La responsabilité d’une commune est engagée par la présence de restes mortels non identifiés dans une concession funéraire, cette faute contractuelle ayant occasionné au requérant un préjudice direct et certain consistant en la découverte macabre d’un corps dans sa concession quelques heures seulement avant les obsèques de son fils.
Tribunal Administratif de Lille, 19 mai 2020, n°1600954
Le père d’un défunt avait conclu un contrat de concession funéraire avec la Commune de Tourcoing. Alors que son fils devait être enterré, les travaux de creusement de la fosse funéraire ont conduit à la rupture d’une canalisation, entraînant le report de l’enterrement. Lorsque le père s’est rendu au cimetière pour l’enterrement, et a réalisé que la fosse n’avait pas été creusée à l’emplacement prévu par le contrat de concession funéraire, il a procédé, avec l’aide d’un agent communal, à des creusements improvisés qui ont mis à jour les restes mortels d’un corps inhumé dans sa concession. Les membres de la famille du défunt, dont son père, ont demandé la condamnation de la Commune à réparer le préjudice qu’ils estiment avoir subi du fait des conditions d’inhumation du défunt.

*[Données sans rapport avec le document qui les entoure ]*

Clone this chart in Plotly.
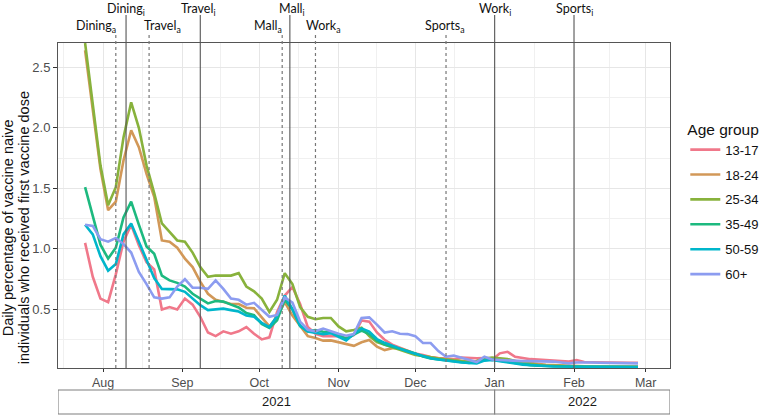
import plotly.graph_objects as go
import pandas as pd

# ---------------- data ----------------
start_date = "2021-07-25"
n_points = 73
step_days = 3
dates = pd.date_range(start_date, periods=n_points, freq=f"{step_days}D")

age_groups = ["13-17", "18-24", "25-34", "35-49", "50-59", "60+"]
colors = ["#F0788A", "#D29858", "#88B23C", "#1DB97F", "#00B6CB", "#8C9CF0"]

v_13_17 = [1.05, 0.77, 0.59, 0.56, 0.79, 1.06, 1.20, 1.03, 0.89, 0.83,
           0.50, 0.52, 0.50, 0.59, 0.54, 0.44, 0.31, 0.28, 0.32, 0.30,
           0.32, 0.355, 0.30, 0.253, 0.27, 0.48, 0.615, 0.685, 0.545, 0.355,
           0.30, 0.28, 0.28, 0.28, 0.26, 0.29, 0.41, 0.40, 0.31, 0.25,
           0.21, 0.185, 0.16, 0.136, 0.124, 0.107, 0.099, 0.095, 0.09, 0.103,
           0.097, 0.097, 0.099, 0.083, 0.138, 0.151, 0.11, 0.099, 0.09, 0.087,
           0.083, 0.078, 0.073, 0.07, 0.083, 0.066, 0.064, 0.062, 0.061, 0.06,
           0.06, 0.06, 0.06]
v_18_24 = [2.64, 2.15, 1.66, 1.32, 1.39, 1.73, 1.98, 1.84, 1.62, 1.43,
           1.07, 1.06, 1.01, 0.92, 0.85, 0.73, 0.63, 0.58, 0.565, 0.545,
           0.545, 0.515, 0.51, 0.43, 0.36, 0.44, 0.56, 0.45, 0.36, 0.28,
           0.264, 0.243, 0.245, 0.23, 0.215, 0.20, 0.23, 0.248, 0.194, 0.165,
           0.18, 0.18, 0.157, 0.13, 0.116, 0.103, 0.095, 0.088, 0.083, 0.078,
           0.07, 0.074, 0.091, 0.091, 0.087, 0.083, 0.074, 0.066, 0.058, 0.05,
           0.044, 0.041, 0.037, 0.033, 0.032, 0.031, 0.03, 0.03, 0.029, 0.029,
           0.028, 0.028, 0.028]
v_25_34 = [2.70, 2.19, 1.69, 1.36, 1.51, 1.92, 2.21, 2.00, 1.69, 1.46,
           1.21, 1.14, 1.07, 1.06, 0.97, 0.85, 0.77, 0.78, 0.78, 0.78,
           0.80, 0.69, 0.65, 0.59, 0.48, 0.58, 0.80, 0.71, 0.52, 0.44,
           0.42, 0.43, 0.43, 0.36, 0.32, 0.33, 0.35, 0.28, 0.23, 0.21,
           0.19, 0.17, 0.15, 0.124, 0.116, 0.103, 0.095, 0.087, 0.078, 0.07,
           0.066, 0.074, 0.095, 0.103, 0.099, 0.091, 0.074, 0.062, 0.05, 0.041,
           0.035, 0.033, 0.03, 0.029, 0.027, 0.027, 0.027, 0.026, 0.026, 0.026,
           0.025, 0.025, 0.025]
v_35_49 = [1.51, 1.26, 1.035, 0.92, 1.01, 1.26, 1.39, 1.20, 1.02, 0.96,
           0.78, 0.74, 0.72, 0.69, 0.63, 0.59, 0.55, 0.57, 0.565, 0.54,
           0.517, 0.47, 0.454, 0.38, 0.347, 0.41, 0.58, 0.50, 0.363, 0.32,
           0.33, 0.316, 0.31, 0.29, 0.26, 0.293, 0.326, 0.297, 0.243, 0.21,
           0.194, 0.177, 0.157, 0.136, 0.111, 0.095, 0.087, 0.083, 0.074, 0.066,
           0.058, 0.066, 0.083, 0.087, 0.078, 0.066, 0.055, 0.047, 0.041, 0.035,
           0.033, 0.03, 0.029, 0.028, 0.027, 0.027, 0.027, 0.026, 0.026, 0.026,
           0.025, 0.025, 0.025]
v_50_59 = [1.20, 1.12, 0.94, 0.82, 0.875, 1.12, 1.21, 1.06, 0.90, 0.76,
           0.67, 0.67, 0.666, 0.646, 0.594, 0.536, 0.495, 0.50, 0.507, 0.495,
           0.483, 0.45, 0.44, 0.39, 0.355, 0.445, 0.615, 0.503, 0.367, 0.318,
           0.305, 0.297, 0.305, 0.276, 0.245, 0.297, 0.344, 0.318, 0.256, 0.225,
           0.198, 0.177, 0.153, 0.136, 0.116, 0.097, 0.087, 0.078, 0.07, 0.062,
           0.058, 0.055, 0.078, 0.083, 0.074, 0.062, 0.054, 0.045, 0.039, 0.035,
           0.033, 0.03, 0.029, 0.028, 0.027, 0.027, 0.026, 0.026, 0.026, 0.026,
           0.025, 0.025, 0.025]
v_60_plus = [1.20, 1.19, 1.08, 1.06, 1.09, 1.04, 0.97, 0.81, 0.71, 0.60,
             0.59, 0.60, 0.69, 0.75, 0.68, 0.68, 0.67, 0.74, 0.67, 0.59,
             0.58, 0.54, 0.555, 0.50, 0.44, 0.455, 0.60, 0.557, 0.40, 0.333,
             0.32, 0.342, 0.32, 0.30, 0.283, 0.297, 0.43, 0.435, 0.375, 0.31,
             0.32, 0.30, 0.297, 0.28, 0.223, 0.223, 0.157, 0.11, 0.12, 0.10,
             0.083, 0.066, 0.11, 0.087, 0.083, 0.078, 0.074, 0.074, 0.074, 0.074,
             0.074, 0.07, 0.062, 0.055, 0.062, 0.064, 0.062, 0.06, 0.06, 0.058,
             0.058, 0.056, 0.055]
series = [v_13_17, v_18_24, v_25_34, v_35_49, v_50_59, v_60_plus]

event_names = ["Dining", "Dining", "Travel", "Travel", "Mall", "Mall",
               "Work", "Sports", "Work", "Sports"]
event_kind = ["a", "i", "a", "i", "a", "i", "a", "a", "i", "i"]
event_dates = ["2021-08-06", "2021-08-10", "2021-08-19", "2021-09-08",
               "2021-10-10", "2021-10-13", "2021-10-23", "2021-12-13",
               "2022-01-01", "2022-02-01"]
label_shift = [-20, 0, 13, -2, -14, 2, 8, -1, 0, 0]

month_ticks = ["2021-08-01", "2021-09-01", "2021-10-01", "2021-11-01",
               "2021-12-01", "2022-01-01", "2022-02-01", "2022-03-01"]
month_labels = ["Aug", "Sep", "Oct", "Nov", "Dec", "Jan", "Feb", "Mar"]
minor_ticks = ["2021-07-16 12:00", "2021-08-16 12:00", "2021-09-16", "2021-10-16 12:00",
               "2021-11-16", "2021-12-16 12:00", "2022-01-16 12:00", "2022-02-15"]

x_range = ["2021-07-14 10:00", "2022-03-10 12:00"]
y_range = [0.017, 2.70]
years = ["2021", "2022"]
year_bounds = [x_range[0], "2022-01-01", x_range[1]]

# ---------------- figure ----------------
fig = go.Figure()
for name, vals, col in zip(age_groups, series, colors):
    fig.add_trace(go.Scatter(x=dates, y=vals, mode="lines", name=name,
                             legendgroup=name,
                             line=dict(color=col, width=2.6)))

shapes = []
annotations = []
for nm, kd, d, sh in zip(event_names, event_kind, event_dates, label_shift):
    solid = kd == "i"
    shapes.append(dict(type="line", xref="x", yref="paper", x0=d, x1=d,
                       y0=0, y1=1.086 if solid else 1.031,
                       line=dict(color="#555555" if solid else "#777777",
                                 width=1.1 if solid else 1.2,
                                 dash="solid" if solid else "dot"),
                       layer="above"))
    annotations.append(dict(xref="x", yref="paper", x=d, xshift=sh,
                            y=1.102 if solid else 1.052, yanchor="middle",
                            xanchor="center", showarrow=False,
                            text=f"{nm}<sub>{kd}</sub>",
                            font=dict(family="Lato", size=12.5, color="#111111")))

# year strips
for yr, x0, x1 in zip(years, year_bounds[:-1], year_bounds[1:]):
    shapes.append(dict(type="rect", xref="x", yref="paper", x0=x0, x1=x1,
                       y0=-0.1415, y1=-0.0677,
                       line=dict(color="#7F7F7F", width=1.1), fillcolor="white"))
    annotations.append(dict(xref="x", yref="paper",
                            x=pd.Timestamp(x0) + (pd.Timestamp(x1) - pd.Timestamp(x0)) / 2,
                            y=-0.1046, yanchor="middle", xanchor="center",
                            showarrow=False, text=yr,
                            font=dict(family="Liberation Sans", size=13, color="#1A1A1A")))

# y axis title (two lines)
ytitle_lines = ["Daily percentage of vaccine naive",
                "individuals who received first vaccine dose"]
for line_txt, xs in zip(ytitle_lines, [-50, -34]):
    annotations.append(dict(xref="paper", yref="paper", x=0, xshift=xs, y=0.43,
                            xanchor="center", yanchor="middle", textangle=-90,
                            showarrow=False, text=line_txt,
                            font=dict(family="Liberation Sans", size=14.5, color="#111111")))

fig.update_layout(
    width=762, height=417,
    margin=dict(l=58, r=92, t=43, b=49, autoexpand=False),
    paper_bgcolor="white", plot_bgcolor="white",
    font=dict(family="Liberation Sans", size=13, color="#4D4D4D"),
    shapes=shapes, annotations=annotations,
    showlegend=True,
    legend=dict(x=1.025, xanchor="left", y=0.78, yanchor="top",
                title=dict(text="Age group", font=dict(size=15.5, color="#111111")),
                font=dict(size=13, color="#111111"),
                tracegroupgap=5, itemwidth=30, bgcolor="rgba(0,0,0,0)"),
    xaxis=dict(range=x_range, type="date", tickmode="array",
               tickvals=month_ticks, ticktext=month_labels,
               showgrid=True, gridcolor="#E6E6E6", gridwidth=1,
               minor=dict(tickmode="array", tickvals=minor_ticks, showgrid=True,
                          gridcolor="#F0F0F0", gridwidth=0.6),
               ticks="outside", ticklen=3, tickcolor="#333333",
               showline=True, mirror=True, linecolor="#555555", linewidth=1,
               zeroline=False, tickfont=dict(size=12.5, color="#4D4D4D")),
    yaxis=dict(range=y_range, tickmode="array",
               tickvals=[0.5, 1.0, 1.5, 2.0, 2.5],
               ticktext=["0.5", "1.0", "1.5", "2.0", "2.5"],
               showgrid=True, gridcolor="#E6E6E6", gridwidth=1,
               minor=dict(tickmode="array", tickvals=[0.25, 0.75, 1.25, 1.75, 2.25],
                          showgrid=True, gridcolor="#F0F0F0", gridwidth=0.6),
               ticks="outside", ticklen=4, tickcolor="#333333",
               showline=True, mirror=True, linecolor="#555555", linewidth=1,
               zeroline=False, tickfont=dict(size=13, color="#4D4D4D")),
)

fig.write_html("out.html")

Tout d’abord, les requérants invoquent la responsabilité contractuelle de la Commune qui aurait méconnu ses obligations nées de la concession funéraire acquise en 1999 en livrant un terrain impropre à sa destination non libre d’occupation, et en communiquant à l’entreprise chargée de l’inhumation des informations erronées sur l’emplacement de la concession.
Le juge administratif rappelle que les tiers à un contrat administratif ne peuvent se prévaloir des stipulations de ce contrat, à l’exception de ses clauses réglementaires, et rejette sur ce fondement les conclusions présentées par les membres de la famille autres que le père du défunt (qui, lui, avait conclu le contrat de concession funéraire avec la Commune).
S’agissant des conclusions indemnitaires du père du défunt, le juge considère qu’ « au cas d’espèce, la présence de restes mortels issus d’une précédente concession n’est pas de nature à caractériser une impropriété à la destination de la parcelle concédée, dès lors que le terrain demeure utilisable à la seule condition de l’exhumation de ces restes mortels » et que le requérant n’apporte pas la preuve que les informations relatives à l’emplacement de la fosse à réaliser auraient été erronées.
En revanche, il considère que la Commune a méconnu ses obligations résultant des articles R.2223-20 et R.2223-21 du code général des collectivités territoriales selon lesquels une Commune, qui reprend un terrain occupé par une concession arrivée à échéance ou réputée abandonnée, doit nécessairement enlever les monuments, signes funéraires et caveaux présents sur la concession reprise ainsi qu’exhumer les restes mortels et les transférer à l’ossuaire municipal pour crémation, avant de conclure un nouveau contrat de concession sur ce même terrain. Il en conclut que cette faute contractuelle a occasionné au requérant un préjudice direct et certain pour lequel la Commune doit être condamnée à verser des dommages et intérêts.
Le Tribunal condamne donc, à ce titre, la Commune à verser au père du défunt la somme de 4 000 euros en réparation des préjudices subis.
Ensuite, les requérants invoquent la responsabilité extracontractuelle de la Commune.
Le juge administratif rejette les conclusions du père du défunt qui, en tant que titulaire du contrat de concession, ne pouvait agir que sur le fondement de la responsabilité contractuelle.
Il rejette également les moyens soutenus par les autres membres de la famille du défunt en considérant que :
- D’une part, ils ne démontrent pas que le conservateur du cimetière aurait omis de vérifier que la société funéraire était dépositaire d’une habilitation préfectorale pour procéder à l’inhumation, en application de l’article L.2223-23 du code général des collectivités territoriales ;
- D’autre part, le fait que les travaux d’exhumation du corps découvert dans la concession ont eu lieu à une heure d’ouverture au public en violation de l’article R.2213-46 du code général des collectivités territoriales est sans rapport avec les préjudices dont ils se prévalent.